Japan signed the convention  in 1995 but domestic debate raged on over teen morality with the ruling Liberal Democratic (conservative) Party  which established a research group in 1997 to frame new legislation. It was passed in 1999 and amended in 2003 under the title Child Prostitution/Pornography Law. It was a response, said supporters, to "harsh international criticism" of Japan, which in a 1990s estimate accounted for 80 per cent  of the world’s child pornography. But the law was aimed at enjo kosai in particular”.

Japan's age of sexual consent is 13, and anti-prostitution laws are vague. So the schoolgirls’ sexual "crimes" remained unidentified. But their general behavior, with its implicit snub to adult authority, continued to be highly visible and consequently under attack. Meanwhile Japanese men took their golf clubs to Phuket, dumping them in airport lockers upon arrival.

From 1999 to 2003, the National Police Agency proceeded with "five cases" of Japanese overseas child sex. Meanwhile, arrests for domestic prostitution under the new statute rose from 613 in 2000 to 1,200 in 2004. "Creeping authoritarianism endangering individual rights," as Leheny says, had successfully manipulated a new international legal standard irrelevant to the condemned behavior.

A similar bait-and-switch tactic occurred after 9/11, which fundamentally changed how Japan approached international terrorism. Previously this approach had defied American-British insistence on "no negotiations" with terror kidnappers and hostage takers, and it paid ransoms in several cases.

But rightists wanted more military authority and the new "war on terrorism" provided the opportunity. Under this guise Japanese hawks, headed by Prime Minister Junichiro Koizumi, "moved closer to global norms on counter-terrorism," Leheny writes, "by connecting fears that many citizens had... of foreign criminals."

New laws were introduced. The most important was the "emergency" legislation allowing Japan's Self-Defense Agency (military forces) to enter the 2003 Iraq war, its first visit to combat since its constitutional renunciation of war after 1945. The Japanese troops were not to shoot. But it was a huge step and, to the rightists' glee, finally engaged Nippon as a "normal" fighting nation, although no public majority supported it at the time. Other "reforms" and changes in military regulations have followed.

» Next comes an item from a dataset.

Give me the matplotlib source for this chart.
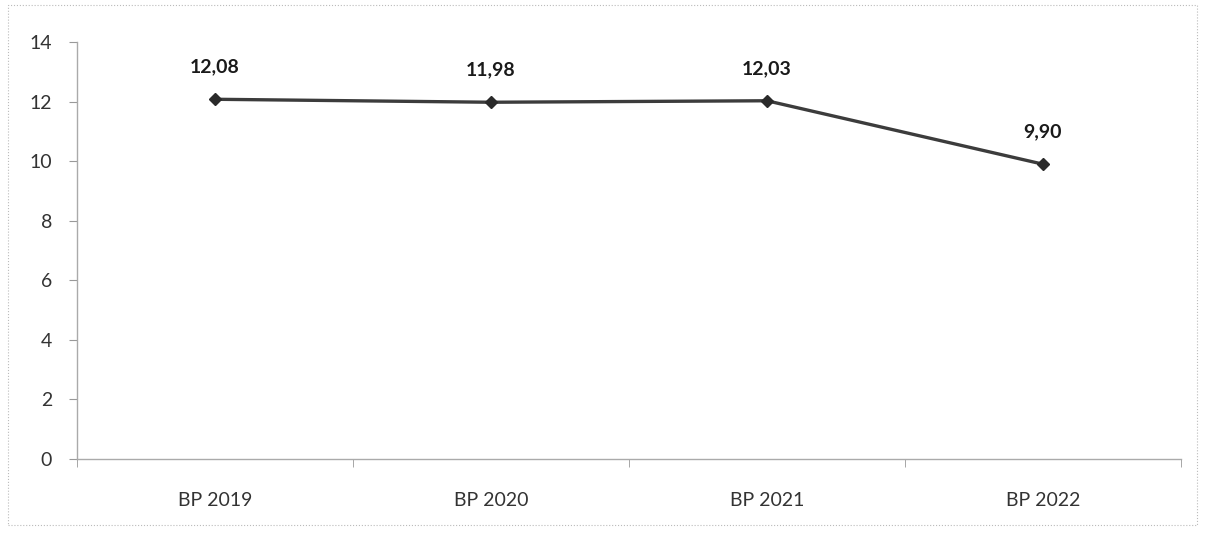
import numpy as np
import matplotlib.pyplot as plt

plt.rcParams['font.family'] = ['Lato', 'DejaVu Sans']

categories = ["BP 2019", "BP 2020", "BP 2021", "BP 2022"]
values = [12.08, 11.98, 12.03, 9.90]
labels = ["12,08", "11,98", "12,03", "9,90"]

fig = plt.figure(figsize=(12.05, 5.33), dpi=100)
ax = fig.add_axes([0.064, 0.139, 0.916, 0.782])

x = np.arange(len(categories))
ax.plot(x, values, color='#3c3c3c', lw=2.4, marker='D', markersize=6,
        markerfacecolor='#2a2a2a', markeredgecolor='#2a2a2a')
for xi, v, t in zip(x, values, labels):
    ax.annotate(t, (xi, v), xytext=(0, 17), textcoords='offset points',
                ha='center', va='bottom', fontsize=14, fontweight='bold',
                color='#1a1a1a')

ax.set_xlim(-0.5, len(categories) - 0.5)
ax.set_ylim(0, 14)
ax.set_yticks(range(0, 15, 2))
ax.set_xticks(x)
ax.set_xticklabels(categories)
ax.set_xticks(np.arange(-0.5, len(categories), 1), minor=True)
ax.tick_params(axis='x', which='major', length=0, pad=24, labelsize=14, labelcolor='#333333')
ax.tick_params(axis='x', which='minor', length=6, color='#999999')
ax.tick_params(axis='y', length=6, color='#999999', pad=12, labelsize=14, labelcolor='#333333')

for s in ['top', 'right']:
    ax.spines[s].set_visible(False)
for s in ['left', 'bottom']:
    ax.spines[s].set_color('#aaaaaa')
    ax.spines[s].set_linewidth(1)

# outer chart border
fig.patches.append(plt.Rectangle((0.007, 0.015), 0.986, 0.975, transform=fig.transFigure,
                                 fill=False, edgecolor='#bbbbbb', lw=0.8, linestyle=':'))

plt.savefig("out.png", dpi=100)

Leheny writes: "The decision to send troops to Iraq thus demonstrated not simply the mobilization of changing norms to take controversial steps but a wholesale revision of the political principle on which Japan's international counter-terrorism stance had rested."

He concludes: "Child prostitution and terrorism were two cases in which international norms became crucial tools for those trying to enhance the Japanese state's authority. Particularly in their struggles with left-leaning forces that used the constitution as a bulwark against remilitarization and the recrudescence of an older family ideal, conservative leaders have been able to point to global standards and argue that Japan needs to comply."

From cute schoolgirls to international terrorism... As Alexander Cockburn, in a slightly different but applicable context recently pointed out, it is so often under-estimated just how roughly the right plays to win.